_What is needed:_ Return only the number of lines holding the word "this".

_Available data:_
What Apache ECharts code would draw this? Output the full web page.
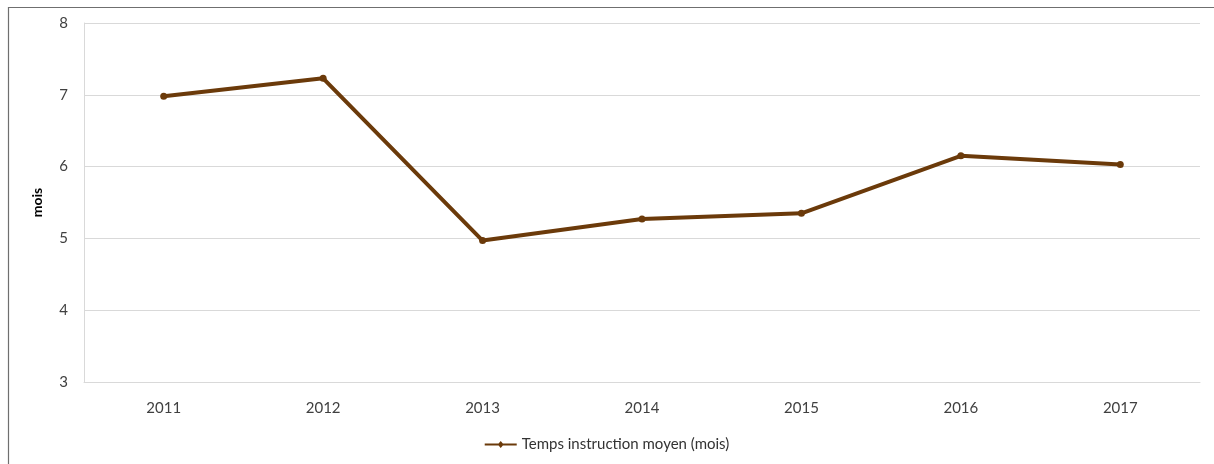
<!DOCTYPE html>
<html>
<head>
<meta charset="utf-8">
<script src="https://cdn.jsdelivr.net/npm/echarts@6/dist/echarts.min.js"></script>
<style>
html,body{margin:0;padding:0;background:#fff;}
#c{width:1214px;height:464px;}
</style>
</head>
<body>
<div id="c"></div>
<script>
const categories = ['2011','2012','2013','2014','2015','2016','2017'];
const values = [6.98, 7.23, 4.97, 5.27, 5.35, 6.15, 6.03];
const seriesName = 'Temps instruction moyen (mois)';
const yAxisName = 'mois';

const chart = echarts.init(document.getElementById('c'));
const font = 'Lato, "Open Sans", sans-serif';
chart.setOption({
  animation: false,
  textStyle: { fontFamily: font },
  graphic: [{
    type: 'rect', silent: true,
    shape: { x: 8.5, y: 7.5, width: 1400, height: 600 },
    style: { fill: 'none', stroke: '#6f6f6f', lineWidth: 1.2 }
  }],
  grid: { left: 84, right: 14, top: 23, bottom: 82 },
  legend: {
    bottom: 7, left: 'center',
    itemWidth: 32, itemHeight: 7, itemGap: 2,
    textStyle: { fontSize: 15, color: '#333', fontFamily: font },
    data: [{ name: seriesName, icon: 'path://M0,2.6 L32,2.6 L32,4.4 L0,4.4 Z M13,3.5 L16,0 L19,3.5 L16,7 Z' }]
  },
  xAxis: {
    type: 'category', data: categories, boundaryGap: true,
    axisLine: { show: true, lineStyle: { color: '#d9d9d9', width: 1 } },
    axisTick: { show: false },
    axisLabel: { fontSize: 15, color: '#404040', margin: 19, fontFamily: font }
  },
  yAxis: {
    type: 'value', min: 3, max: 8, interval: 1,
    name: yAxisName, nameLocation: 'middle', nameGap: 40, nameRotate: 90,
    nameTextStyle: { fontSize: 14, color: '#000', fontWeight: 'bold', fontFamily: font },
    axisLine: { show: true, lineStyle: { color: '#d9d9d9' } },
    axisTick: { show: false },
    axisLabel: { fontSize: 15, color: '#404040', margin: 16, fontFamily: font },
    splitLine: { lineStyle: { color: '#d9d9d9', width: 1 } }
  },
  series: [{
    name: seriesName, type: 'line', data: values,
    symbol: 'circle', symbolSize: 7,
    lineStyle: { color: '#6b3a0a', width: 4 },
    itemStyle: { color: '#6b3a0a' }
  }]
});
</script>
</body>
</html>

---

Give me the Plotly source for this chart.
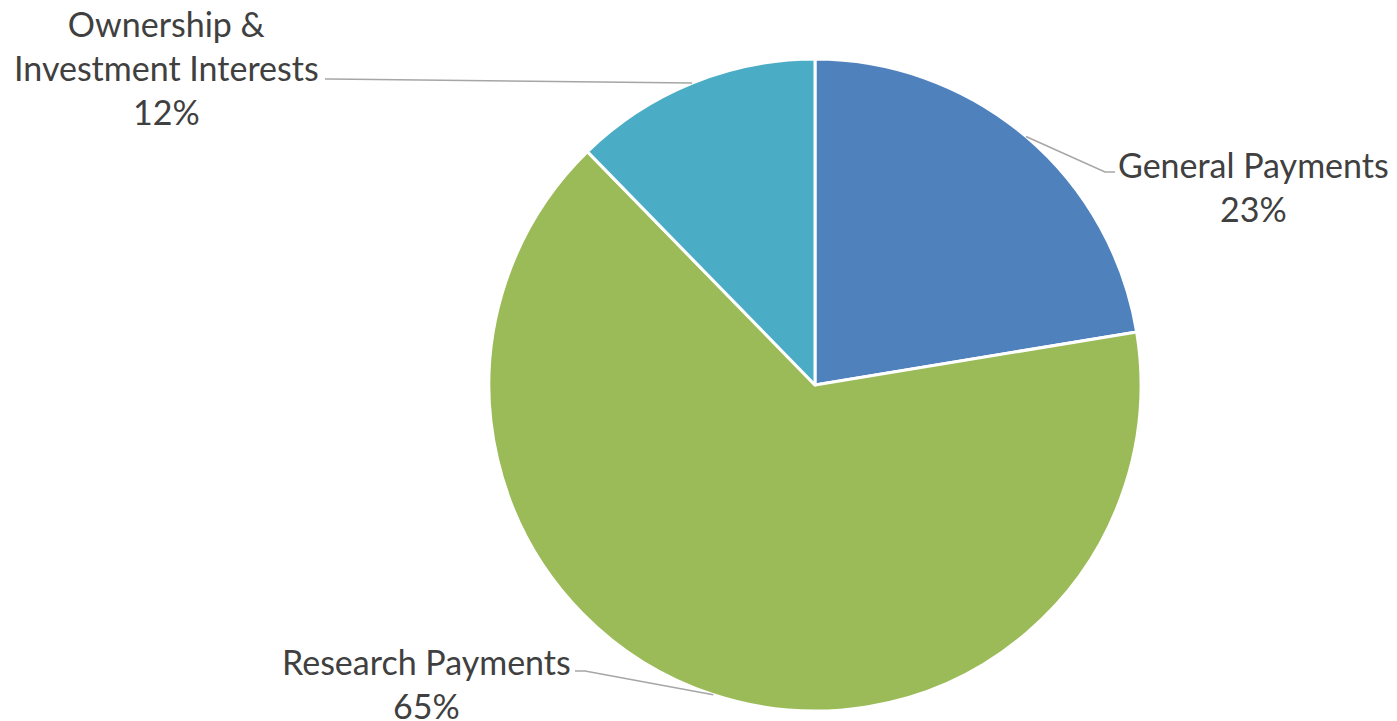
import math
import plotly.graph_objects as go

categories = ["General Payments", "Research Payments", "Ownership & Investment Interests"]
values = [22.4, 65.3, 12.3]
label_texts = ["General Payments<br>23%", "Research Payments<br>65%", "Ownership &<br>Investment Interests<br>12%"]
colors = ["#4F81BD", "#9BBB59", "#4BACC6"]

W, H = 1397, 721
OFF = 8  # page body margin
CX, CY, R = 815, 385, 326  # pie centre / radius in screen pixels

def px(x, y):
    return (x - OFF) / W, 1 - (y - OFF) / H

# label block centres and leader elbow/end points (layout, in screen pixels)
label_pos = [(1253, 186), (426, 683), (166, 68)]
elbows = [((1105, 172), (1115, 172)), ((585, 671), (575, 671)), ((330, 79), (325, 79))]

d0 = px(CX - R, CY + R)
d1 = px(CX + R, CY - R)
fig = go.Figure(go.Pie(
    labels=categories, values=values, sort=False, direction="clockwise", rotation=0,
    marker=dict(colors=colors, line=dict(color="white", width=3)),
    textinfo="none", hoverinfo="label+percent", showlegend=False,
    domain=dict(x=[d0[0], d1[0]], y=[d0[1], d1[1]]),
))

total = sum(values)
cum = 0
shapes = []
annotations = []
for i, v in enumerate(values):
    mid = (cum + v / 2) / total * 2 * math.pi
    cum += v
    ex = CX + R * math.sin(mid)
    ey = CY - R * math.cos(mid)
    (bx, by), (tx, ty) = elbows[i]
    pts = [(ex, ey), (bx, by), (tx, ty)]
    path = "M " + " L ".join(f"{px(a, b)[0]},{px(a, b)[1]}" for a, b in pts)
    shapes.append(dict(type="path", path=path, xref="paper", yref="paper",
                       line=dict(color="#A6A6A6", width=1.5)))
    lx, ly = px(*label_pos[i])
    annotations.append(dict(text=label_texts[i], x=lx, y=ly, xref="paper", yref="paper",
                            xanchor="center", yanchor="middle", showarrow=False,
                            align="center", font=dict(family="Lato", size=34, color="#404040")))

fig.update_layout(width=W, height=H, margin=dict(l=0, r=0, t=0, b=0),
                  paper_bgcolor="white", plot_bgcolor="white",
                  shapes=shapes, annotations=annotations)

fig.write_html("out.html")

_Task output:_ 2